The request:
Write the data out again exactly, with no pictures.

Data:
- - - - - - -

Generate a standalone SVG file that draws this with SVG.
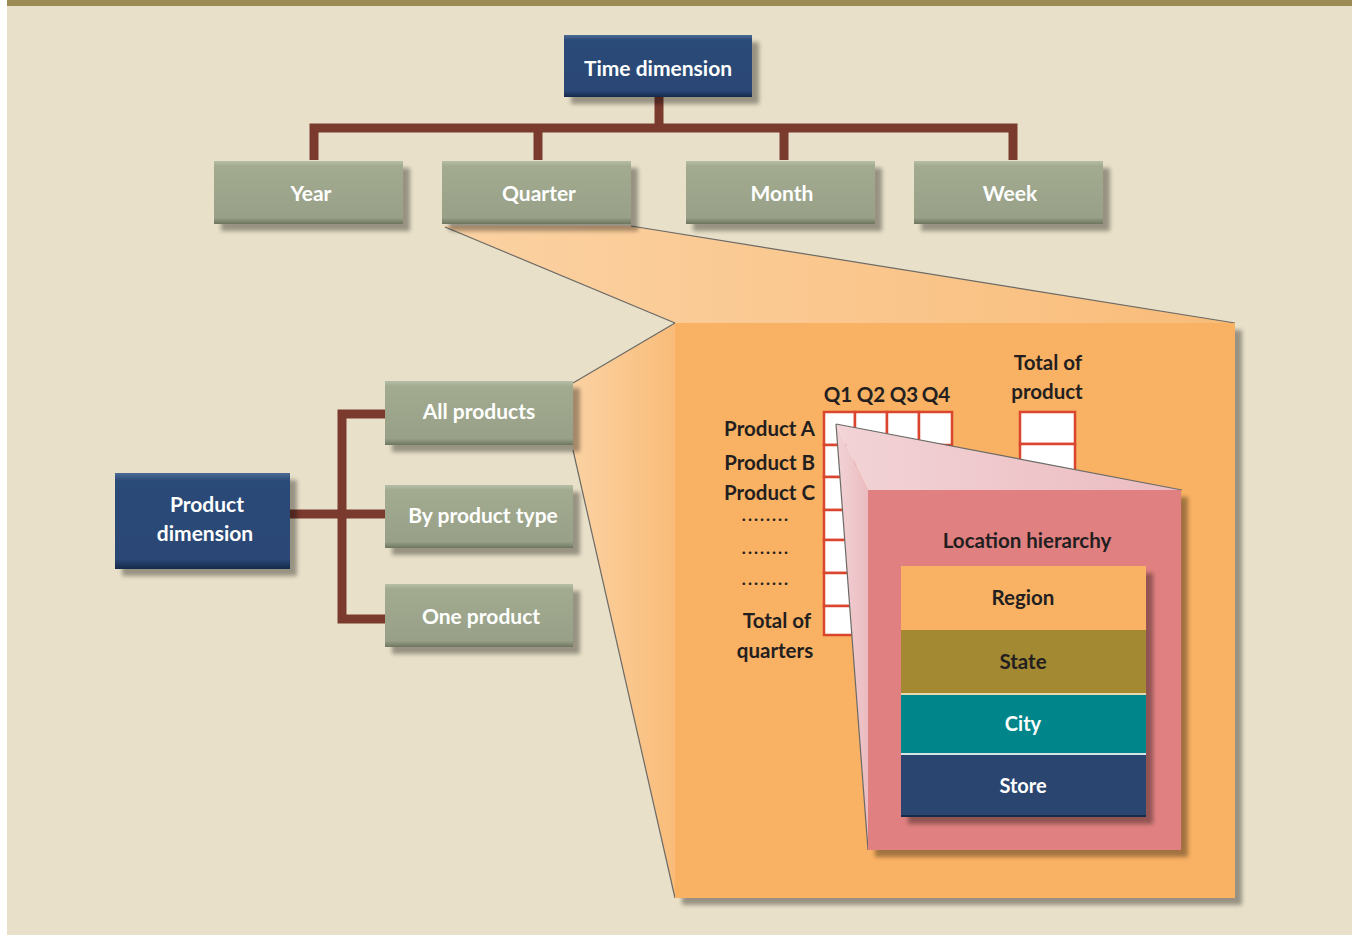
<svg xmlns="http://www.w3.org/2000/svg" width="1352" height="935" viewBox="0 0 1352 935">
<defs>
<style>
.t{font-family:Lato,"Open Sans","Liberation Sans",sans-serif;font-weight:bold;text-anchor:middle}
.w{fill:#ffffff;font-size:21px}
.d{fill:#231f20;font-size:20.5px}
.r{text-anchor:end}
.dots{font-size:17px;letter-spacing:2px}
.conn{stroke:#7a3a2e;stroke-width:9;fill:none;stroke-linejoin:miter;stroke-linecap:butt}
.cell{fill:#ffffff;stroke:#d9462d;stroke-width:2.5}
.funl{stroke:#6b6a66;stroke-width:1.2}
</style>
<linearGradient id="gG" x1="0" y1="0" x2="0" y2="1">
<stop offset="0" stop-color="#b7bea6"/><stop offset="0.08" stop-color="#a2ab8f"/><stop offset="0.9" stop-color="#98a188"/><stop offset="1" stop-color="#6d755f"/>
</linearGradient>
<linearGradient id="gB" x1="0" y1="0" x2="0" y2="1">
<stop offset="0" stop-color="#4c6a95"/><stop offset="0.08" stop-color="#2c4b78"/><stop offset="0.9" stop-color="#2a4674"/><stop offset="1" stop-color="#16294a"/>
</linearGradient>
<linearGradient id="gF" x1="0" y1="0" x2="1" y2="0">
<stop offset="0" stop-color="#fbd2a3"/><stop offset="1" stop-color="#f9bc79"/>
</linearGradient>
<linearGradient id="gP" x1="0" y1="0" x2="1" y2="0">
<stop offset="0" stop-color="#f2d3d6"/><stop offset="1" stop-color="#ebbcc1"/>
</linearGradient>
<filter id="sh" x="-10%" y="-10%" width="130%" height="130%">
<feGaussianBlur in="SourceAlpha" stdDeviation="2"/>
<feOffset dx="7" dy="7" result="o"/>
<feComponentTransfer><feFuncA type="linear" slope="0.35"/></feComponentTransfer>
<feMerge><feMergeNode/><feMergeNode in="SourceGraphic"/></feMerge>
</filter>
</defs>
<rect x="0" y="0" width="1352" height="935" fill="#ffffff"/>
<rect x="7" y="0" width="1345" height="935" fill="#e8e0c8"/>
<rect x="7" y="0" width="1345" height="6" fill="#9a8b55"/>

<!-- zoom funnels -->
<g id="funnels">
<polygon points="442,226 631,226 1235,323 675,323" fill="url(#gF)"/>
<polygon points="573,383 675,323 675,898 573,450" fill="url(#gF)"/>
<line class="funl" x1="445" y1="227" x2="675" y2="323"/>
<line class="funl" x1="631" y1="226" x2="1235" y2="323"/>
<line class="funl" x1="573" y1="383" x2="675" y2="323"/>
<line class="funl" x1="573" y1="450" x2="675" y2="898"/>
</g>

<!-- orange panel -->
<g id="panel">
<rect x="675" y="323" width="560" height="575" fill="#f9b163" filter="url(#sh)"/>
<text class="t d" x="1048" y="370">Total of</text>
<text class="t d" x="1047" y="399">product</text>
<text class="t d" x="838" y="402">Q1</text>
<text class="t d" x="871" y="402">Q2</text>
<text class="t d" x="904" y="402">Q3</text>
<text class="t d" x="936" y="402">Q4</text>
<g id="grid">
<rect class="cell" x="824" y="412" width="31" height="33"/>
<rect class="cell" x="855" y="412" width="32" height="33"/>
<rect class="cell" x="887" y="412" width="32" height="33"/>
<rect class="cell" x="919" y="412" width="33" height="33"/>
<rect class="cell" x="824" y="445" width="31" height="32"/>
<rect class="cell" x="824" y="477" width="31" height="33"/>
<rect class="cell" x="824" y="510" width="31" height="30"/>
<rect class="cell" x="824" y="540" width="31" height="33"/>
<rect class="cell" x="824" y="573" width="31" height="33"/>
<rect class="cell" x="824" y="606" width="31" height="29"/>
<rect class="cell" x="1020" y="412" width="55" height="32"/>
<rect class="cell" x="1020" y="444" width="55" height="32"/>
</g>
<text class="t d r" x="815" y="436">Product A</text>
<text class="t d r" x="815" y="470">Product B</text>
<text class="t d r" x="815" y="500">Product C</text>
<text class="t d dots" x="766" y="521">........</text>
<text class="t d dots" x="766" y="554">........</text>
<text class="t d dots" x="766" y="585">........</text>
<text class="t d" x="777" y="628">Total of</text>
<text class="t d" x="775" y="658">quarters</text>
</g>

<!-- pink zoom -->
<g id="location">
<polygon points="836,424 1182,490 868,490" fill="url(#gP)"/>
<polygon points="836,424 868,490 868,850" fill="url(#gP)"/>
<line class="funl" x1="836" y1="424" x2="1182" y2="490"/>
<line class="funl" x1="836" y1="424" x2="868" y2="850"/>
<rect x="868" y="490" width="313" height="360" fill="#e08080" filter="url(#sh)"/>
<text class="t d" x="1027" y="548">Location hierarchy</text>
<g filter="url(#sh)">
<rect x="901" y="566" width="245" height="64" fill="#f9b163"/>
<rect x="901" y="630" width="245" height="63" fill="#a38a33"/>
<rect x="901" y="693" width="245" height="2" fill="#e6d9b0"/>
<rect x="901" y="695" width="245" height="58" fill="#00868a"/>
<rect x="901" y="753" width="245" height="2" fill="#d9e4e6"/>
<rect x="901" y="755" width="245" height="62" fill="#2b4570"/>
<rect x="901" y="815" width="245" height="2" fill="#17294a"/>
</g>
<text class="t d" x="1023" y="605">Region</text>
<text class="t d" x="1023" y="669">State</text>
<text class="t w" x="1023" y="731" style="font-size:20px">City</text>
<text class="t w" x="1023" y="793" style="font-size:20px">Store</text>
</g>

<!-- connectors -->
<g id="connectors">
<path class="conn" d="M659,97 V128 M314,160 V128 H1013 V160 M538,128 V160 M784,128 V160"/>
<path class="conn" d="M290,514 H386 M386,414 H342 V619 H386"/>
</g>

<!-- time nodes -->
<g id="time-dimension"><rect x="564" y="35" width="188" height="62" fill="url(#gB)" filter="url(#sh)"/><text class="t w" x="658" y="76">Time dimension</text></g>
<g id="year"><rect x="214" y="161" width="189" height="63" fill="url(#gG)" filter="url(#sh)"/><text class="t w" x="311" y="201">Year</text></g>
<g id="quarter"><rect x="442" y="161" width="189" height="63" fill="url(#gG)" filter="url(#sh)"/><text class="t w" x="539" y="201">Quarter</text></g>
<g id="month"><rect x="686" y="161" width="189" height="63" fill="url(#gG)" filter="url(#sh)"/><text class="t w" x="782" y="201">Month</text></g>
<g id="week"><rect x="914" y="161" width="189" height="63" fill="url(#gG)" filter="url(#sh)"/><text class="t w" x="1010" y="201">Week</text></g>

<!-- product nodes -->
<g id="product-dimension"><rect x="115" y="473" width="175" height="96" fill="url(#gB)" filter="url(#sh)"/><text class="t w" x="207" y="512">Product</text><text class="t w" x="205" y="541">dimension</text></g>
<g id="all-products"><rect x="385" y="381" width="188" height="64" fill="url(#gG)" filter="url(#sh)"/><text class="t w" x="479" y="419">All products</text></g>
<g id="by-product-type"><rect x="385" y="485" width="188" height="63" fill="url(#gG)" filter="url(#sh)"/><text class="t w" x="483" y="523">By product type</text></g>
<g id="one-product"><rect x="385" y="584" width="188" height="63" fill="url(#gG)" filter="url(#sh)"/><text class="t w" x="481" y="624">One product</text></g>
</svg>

- - - - - - -

Written response:
Generate a standalone SVG file that draws this with SVG.
<svg xmlns="http://www.w3.org/2000/svg" width="1352" height="935" viewBox="0 0 1352 935">
<defs>
<style>
.t{font-family:Lato,"Open Sans","Liberation Sans",sans-serif;font-weight:bold;text-anchor:middle}
.w{fill:#ffffff;font-size:21px}
.d{fill:#231f20;font-size:20.5px}
.r{text-anchor:end}
.dots{font-size:17px;letter-spacing:2px}
.conn{stroke:#7a3a2e;stroke-width:9;fill:none;stroke-linejoin:miter;stroke-linecap:butt}
.cell{fill:#ffffff;stroke:#d9462d;stroke-width:2.5}
.funl{stroke:#6b6a66;stroke-width:1.2}
</style>
<linearGradient id="gG" x1="0" y1="0" x2="0" y2="1">
<stop offset="0" stop-color="#b7bea6"/><stop offset="0.08" stop-color="#a2ab8f"/><stop offset="0.9" stop-color="#98a188"/><stop offset="1" stop-color="#6d755f"/>
</linearGradient>
<linearGradient id="gB" x1="0" y1="0" x2="0" y2="1">
<stop offset="0" stop-color="#4c6a95"/><stop offset="0.08" stop-color="#2c4b78"/><stop offset="0.9" stop-color="#2a4674"/><stop offset="1" stop-color="#16294a"/>
</linearGradient>
<linearGradient id="gF" x1="0" y1="0" x2="1" y2="0">
<stop offset="0" stop-color="#fbd2a3"/><stop offset="1" stop-color="#f9bc79"/>
</linearGradient>
<linearGradient id="gP" x1="0" y1="0" x2="1" y2="0">
<stop offset="0" stop-color="#f2d3d6"/><stop offset="1" stop-color="#ebbcc1"/>
</linearGradient>
<filter id="sh" x="-10%" y="-10%" width="130%" height="130%">
<feGaussianBlur in="SourceAlpha" stdDeviation="2"/>
<feOffset dx="7" dy="7" result="o"/>
<feComponentTransfer><feFuncA type="linear" slope="0.35"/></feComponentTransfer>
<feMerge><feMergeNode/><feMergeNode in="SourceGraphic"/></feMerge>
</filter>
</defs>
<rect x="0" y="0" width="1352" height="935" fill="#ffffff"/>
<rect x="7" y="0" width="1345" height="935" fill="#e8e0c8"/>
<rect x="7" y="0" width="1345" height="6" fill="#9a8b55"/>

<!-- zoom funnels -->
<g id="funnels">
<polygon points="442,226 631,226 1235,323 675,323" fill="url(#gF)"/>
<polygon points="573,383 675,323 675,898 573,450" fill="url(#gF)"/>
<line class="funl" x1="445" y1="227" x2="675" y2="323"/>
<line class="funl" x1="631" y1="226" x2="1235" y2="323"/>
<line class="funl" x1="573" y1="383" x2="675" y2="323"/>
<line class="funl" x1="573" y1="450" x2="675" y2="898"/>
</g>

<!-- orange panel -->
<g id="panel">
<rect x="675" y="323" width="560" height="575" fill="#f9b163" filter="url(#sh)"/>
<text class="t d" x="1048" y="370">Total of</text>
<text class="t d" x="1047" y="399">product</text>
<text class="t d" x="838" y="402">Q1</text>
<text class="t d" x="871" y="402">Q2</text>
<text class="t d" x="904" y="402">Q3</text>
<text class="t d" x="936" y="402">Q4</text>
<g id="grid">
<rect class="cell" x="824" y="412" width="31" height="33"/>
<rect class="cell" x="855" y="412" width="32" height="33"/>
<rect class="cell" x="887" y="412" width="32" height="33"/>
<rect class="cell" x="919" y="412" width="33" height="33"/>
<rect class="cell" x="824" y="445" width="31" height="32"/>
<rect class="cell" x="824" y="477" width="31" height="33"/>
<rect class="cell" x="824" y="510" width="31" height="30"/>
<rect class="cell" x="824" y="540" width="31" height="33"/>
<rect class="cell" x="824" y="573" width="31" height="33"/>
<rect class="cell" x="824" y="606" width="31" height="29"/>
<rect class="cell" x="1020" y="412" width="55" height="32"/>
<rect class="cell" x="1020" y="444" width="55" height="32"/>
</g>
<text class="t d r" x="815" y="436">Product A</text>
<text class="t d r" x="815" y="470">Product B</text>
<text class="t d r" x="815" y="500">Product C</text>
<text class="t d dots" x="766" y="521">........</text>
<text class="t d dots" x="766" y="554">........</text>
<text class="t d dots" x="766" y="585">........</text>
<text class="t d" x="777" y="628">Total of</text>
<text class="t d" x="775" y="658">quarters</text>
</g>

<!-- pink zoom -->
<g id="location">
<polygon points="836,424 1182,490 868,490" fill="url(#gP)"/>
<polygon points="836,424 868,490 868,850" fill="url(#gP)"/>
<line class="funl" x1="836" y1="424" x2="1182" y2="490"/>
<line class="funl" x1="836" y1="424" x2="868" y2="850"/>
<rect x="868" y="490" width="313" height="360" fill="#e08080" filter="url(#sh)"/>
<text class="t d" x="1027" y="548">Location hierarchy</text>
<g filter="url(#sh)">
<rect x="901" y="566" width="245" height="64" fill="#f9b163"/>
<rect x="901" y="630" width="245" height="63" fill="#a38a33"/>
<rect x="901" y="693" width="245" height="2" fill="#e6d9b0"/>
<rect x="901" y="695" width="245" height="58" fill="#00868a"/>
<rect x="901" y="753" width="245" height="2" fill="#d9e4e6"/>
<rect x="901" y="755" width="245" height="62" fill="#2b4570"/>
<rect x="901" y="815" width="245" height="2" fill="#17294a"/>
</g>
<text class="t d" x="1023" y="605">Region</text>
<text class="t d" x="1023" y="669">State</text>
<text class="t w" x="1023" y="731" style="font-size:20px">City</text>
<text class="t w" x="1023" y="793" style="font-size:20px">Store</text>
</g>

<!-- connectors -->
<g id="connectors">
<path class="conn" d="M659,97 V128 M314,160 V128 H1013 V160 M538,128 V160 M784,128 V160"/>
<path class="conn" d="M290,514 H386 M386,414 H342 V619 H386"/>
</g>

<!-- time nodes -->
<g id="time-dimension"><rect x="564" y="35" width="188" height="62" fill="url(#gB)" filter="url(#sh)"/><text class="t w" x="658" y="76">Time dimension</text></g>
<g id="year"><rect x="214" y="161" width="189" height="63" fill="url(#gG)" filter="url(#sh)"/><text class="t w" x="311" y="201">Year</text></g>
<g id="quarter"><rect x="442" y="161" width="189" height="63" fill="url(#gG)" filter="url(#sh)"/><text class="t w" x="539" y="201">Quarter</text></g>
<g id="month"><rect x="686" y="161" width="189" height="63" fill="url(#gG)" filter="url(#sh)"/><text class="t w" x="782" y="201">Month</text></g>
<g id="week"><rect x="914" y="161" width="189" height="63" fill="url(#gG)" filter="url(#sh)"/><text class="t w" x="1010" y="201">Week</text></g>

<!-- product nodes -->
<g id="product-dimension"><rect x="115" y="473" width="175" height="96" fill="url(#gB)" filter="url(#sh)"/><text class="t w" x="207" y="512">Product</text><text class="t w" x="205" y="541">dimension</text></g>
<g id="all-products"><rect x="385" y="381" width="188" height="64" fill="url(#gG)" filter="url(#sh)"/><text class="t w" x="479" y="419">All products</text></g>
<g id="by-product-type"><rect x="385" y="485" width="188" height="63" fill="url(#gG)" filter="url(#sh)"/><text class="t w" x="483" y="523">By product type</text></g>
<g id="one-product"><rect x="385" y="584" width="188" height="63" fill="url(#gG)" filter="url(#sh)"/><text class="t w" x="481" y="624">One product</text></g>
</svg>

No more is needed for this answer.